Even if we were to assume that defense counsel’s advice to the defendant to stipulate to his HIV status fell below that of an ordinary fallible lawyer, which we do not, for the defendant’s claim to succeed, he was required to show prejudice. The defendant argues that, but for counsel’s advice, he would not have been indicted on two counts of assault with intent to murder because, absent the stipulation, the evidence before the grand jury was insufficient to sustain the charges. We disagree.

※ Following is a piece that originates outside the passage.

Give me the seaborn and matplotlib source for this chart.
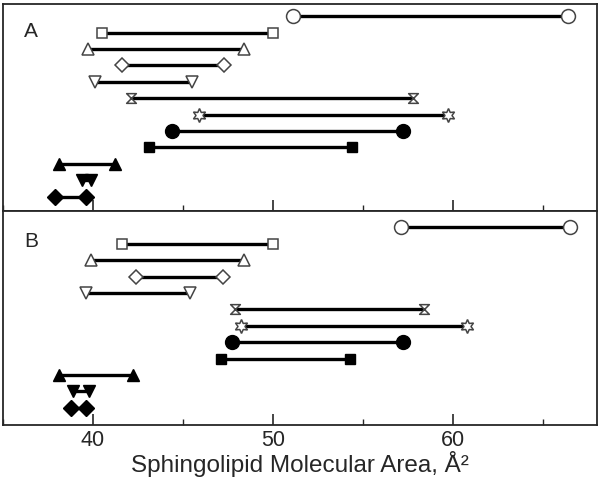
import numpy as np
import matplotlib
matplotlib.use("Agg")
import matplotlib.pyplot as plt
from matplotlib.path import Path
from matplotlib.ticker import MultipleLocator
import seaborn as sns

sns.set_style("ticks")
plt.rcParams['font.family'] = ['Liberation Sans', 'DejaVu Sans']

# one row per sphingolipid, top to bottom
row_markers = ['o', 's', '^', 'D', 'v', 'hourglass', 'star',
               'o', 's', '^', 'v', 'D']
row_filled = [False, False, False, False, False, False, False,
              True, True, True, True, True]

# panel A: (min area, max area) in A^2
a_low = [51.1, 40.5, 39.7, 41.6, 40.1, 42.1, 45.9, 44.4, 43.1, 38.1, 39.4, 37.9]
a_high = [66.4, 50.0, 48.4, 47.3, 45.5, 57.8, 59.7, 57.2, 54.4, 41.2, 39.9, 39.6]

# panel B
b_low = [57.1, 41.6, 39.9, 42.4, 39.6, 47.9, 48.2, 47.7, 47.1, 38.1, 38.9, 38.8]
b_high = [66.5, 50.0, 48.4, 47.2, 45.4, 58.4, 60.8, 57.2, 54.3, 42.2, 39.8, 39.6]

panel_labels = ['A', 'B']

hourglass = Path([(-1, 1), (1, 1), (-1, -1), (1, -1), (-1, 1)],
                 [Path.MOVETO, Path.LINETO, Path.LINETO, Path.LINETO, Path.CLOSEPOLY])
star6 = (6, 1, 0)

open_sizes = {'o': 10, 's': 7.5, '^': 8.5, 'D': 7, 'v': 8.5, 'hourglass': 7, 'star': 10}
filled_sizes = {'o': 10, 's': 7.5, '^': 9, 'D': 8, 'v': 9}


def draw_panel(ax, lows, highs, label):
    n = len(lows)
    for i, (lo, hi) in enumerate(zip(lows, highs)):
        y = n - i
        m = row_markers[i]
        mk = hourglass if m == 'hourglass' else (star6 if m == 'star' else m)
        if row_filled[i]:
            fc, ec, mew, ms = 'black', 'black', 1.0, filled_sizes[m]
        else:
            fc, ec, mew, ms = 'white', '#444444', 1.1, open_sizes[m]
        sns.lineplot(x=[lo, hi], y=[y, y], ax=ax, color='black', linewidth=2.4,
                     marker=mk, markersize=ms, markerfacecolor=fc,
                     markeredgecolor=ec, markeredgewidth=mew)
    ax.text(0.035, 0.87 if label == 'A' else 0.86, label, transform=ax.transAxes,
            fontsize=15, ha='left', va='center')
    ax.set_yticks([])
    ax.set_ylabel('')
    for s in ax.spines.values():
        s.set_linewidth(1.3)


fig = plt.figure(figsize=(6.0, 4.81), dpi=100)
gs = fig.add_gridspec(2, 1, height_ratios=[207, 214], hspace=0,
                      left=0.005, right=0.995, top=0.99, bottom=0.114)
ax_a = fig.add_subplot(gs[0])
ax_b = fig.add_subplot(gs[1], sharex=ax_a)

draw_panel(ax_a, a_low, a_high, panel_labels[0])
draw_panel(ax_b, b_low, b_high, panel_labels[1])

ax_a.set_ylim(0.13, 12.75)
ax_b.set_ylim(-0.05, 12.99)
ax_b.set_xlim(35, 68)

for ax in (ax_a, ax_b):
    ax.xaxis.set_major_locator(MultipleLocator(10))
    ax.xaxis.set_minor_locator(MultipleLocator(5))
    ax.tick_params(axis='x', which='major', direction='in', length=8, width=1.2)
    ax.tick_params(axis='x', which='minor', direction='in', length=4, width=1.0)
    ax.set_xlabel('')

ax_a.tick_params(axis='x', labelbottom=False)
ax_b.tick_params(axis='x', labelsize=15.5, pad=3)
ax_b.set_xlabel('Sphingolipid Molecular Area, Å²', fontsize=17.5, labelpad=0)

fig.savefig('out.png', dpi=100)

We limit our discussion to the one charge of assault with intent to commit murder on correction officer Michael Nionakis because the other indictment of assault with intent to commit murder was nol pressed. The standard for testing the sufficiency of evidence before the grand jury is whether “the grand jury heard. . . ‘reasonably trustworthy information . . . sufficient to warrant a prudent man in believing that the defendant had committed or was committing an offense.’ ” Commonwealth v. McCarthy, 385 Mass. 160, 163 (1982), quoting from Commonwealth v. Stevens, 362 Mass. 24, 26 (1972). Without the stipulation attesting to the defendant’s HIV status, there was sufficient evidence to sustain the indictment. The elements of *386assault with intent to commit murder are assault, the specific intent to kill, and malice. Commonwealth v. Murray, 51 Mass. App. Ct. 57, 61 (2001). In the grand jury proceeding, Nionakis testified that when two other correction officers and he were attempting to move the defendant to a medical cell in the jail, the defendant became abusive and combative. During the struggle, the defendant yelled that he had “HIV” and that “he was going to hurt one of [them].” The defendant then bit Nionakis’s forearm and said, “I’m HIV positive. I hope I kill you and your fucking kids.” Another correction officer testified that, during the incident, the defendant said, “I’m gonna kill you all. . . . You’re all gonna die. ... I have AIDS.” The grand jury also heard testimony from a police officer that Dr. Barbara Werner of the department of health had told him that it would be possible for a person infected with the HIV virus to transmit the disease by biting someone, if they broke the skin and their gums contained blood, as in the case of poor gums. Based on the defendant’s admission that he had HIV; the absence of any evidence of justification, excuse, or mitigation; and the defendant’s statement that he intended to kill Nionakis by infecting him with HIV, coupled with his biting of Nionakis’s arm, the jury had sufficient evidence to return an indictment of assault with intent to murder. Cf. Commonwealth v. Casanova, 429 Mass. 293, 299 (1999). Because an indictment on this charge was inevitable, the defendant cannot claim that he was prejudiced by counsel’s advice to stipulate to his HIV status.

Order denying motion to withdraw guilty plea affirmed.

The defendant does not dispute that his guilty plea was made voluntarily, knowingly, and intelligently.

We acknowledge the amicus brief filed by Gay & Lesbian Advocates & Defenders.